Scenario	OpenTelemetry SDK	Vendor Agent
Portability	High	Low
Auto-instrumentation depth	Good	Vendor-specific deep integration
Operational overhead	Medium (collector)	Low
Cost	Free	Vendor pricing

Common Anti-Patterns

Alert fatigue from too many alerts. If your on-call team ignores 80% of alerts, the remaining 20% get missed. Fewer, higher-quality alerts beat many low-quality ones. Review alert effectiveness monthly.

Metrics without context. CPU at 90% is not actionable. CPU at 90% on the checkout service while error rate is climbing is actionable. Always pair resource metrics with service-level metrics.

Traces without a sampling strategy. Capturing 100% of traces in production at scale is prohibitively expensive. Without a strategy, you either undersample and miss important data, or oversample and overwhelm your storage.

SLOs without error budget tracking. Declaring an SLO is meaningless if nobody tracks whether you are meeting it. Build error budget burn-down into your dashboards and treat budget consumption as a reliability signal.

Collecting data without asking questions. Many teams have ELK stacks full of logs that nobody reads. Observability is active: you ask questions of your system. If you are not using the data to make decisions, stop collecting it.

Quick Recap

Key Takeaways

Observability means you can debug any behavior from external outputs, not just known failure modes
The three pillars (logs, metrics, traces) are three views of the same system — correlate them
Instrument with OpenTelemetry for portability; use collectors to route to your preferred backends
SLOs give observability data meaning: without them, you have metrics with no context
Error budget burn-down tells you when to focus on reliability vs. shipping features
Tail-based sampling ensures you capture errors without storing every trace
Observability is a cultural practice, not a tool purchase

Observability Checklist

# 1. Instrument services with OpenTelemetry
# FlaskInstrumentor().instrument()
# Add custom spans for business logic

# 2. Expose /metrics endpoint for Prometheus scraping
# prometheus_client.start_http_server(port=8000)

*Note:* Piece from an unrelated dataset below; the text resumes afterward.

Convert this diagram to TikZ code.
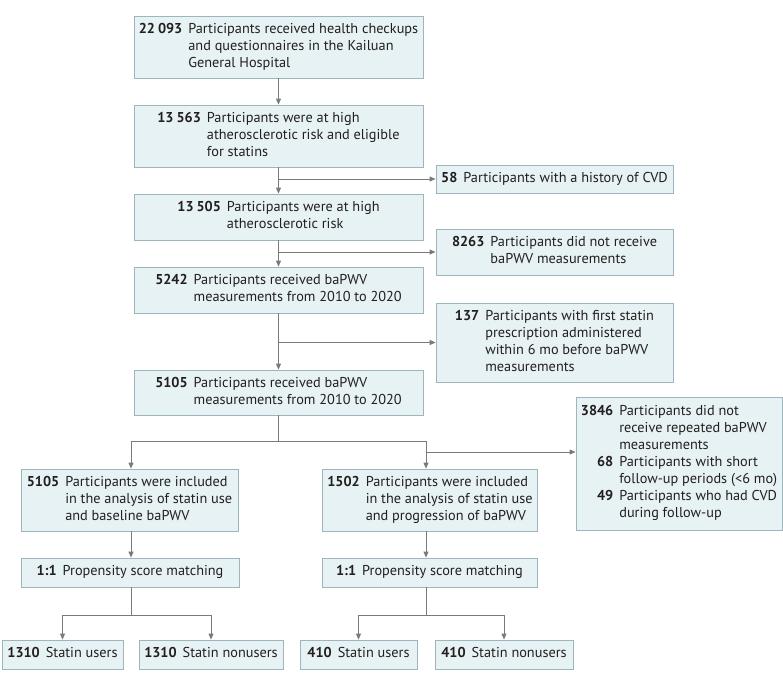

# 3. Emit structured JSON logs with trace correlation IDs
# logger.info("checkout_processed", extra={"trace_id": trace_id})

# 4. Define SLOs for customer-facing services
# Error rate < 0.1% per month
# p99 latency < 500ms per month

# 5. Set up error budget burn-down dashboard in Grafana
# Track: sum(rate(http_requests_total{status=~"5.."}[5m])) / sum(rate(http_requests_total[5m]))

# 6. Configure sampling: 100% errors + 10% probabilistic
# tail_sampling: errors-policy + slow-traces-policy + probabilistic

# 7. Deploy OpenTelemetry Collector in HA mode
# otelcol --config=collector-config.yaml

Conclusion

Observability is not a feature. It is a property of a system that you build intentionally. Start with the three pillars: logs, metrics, traces. Instrument your code. Define SLOs. Correlate signals. And build a culture where engineers use observability tools as part of their daily work, not just during incidents.

The question is not whether your system is monitored. The question is whether your system is observable.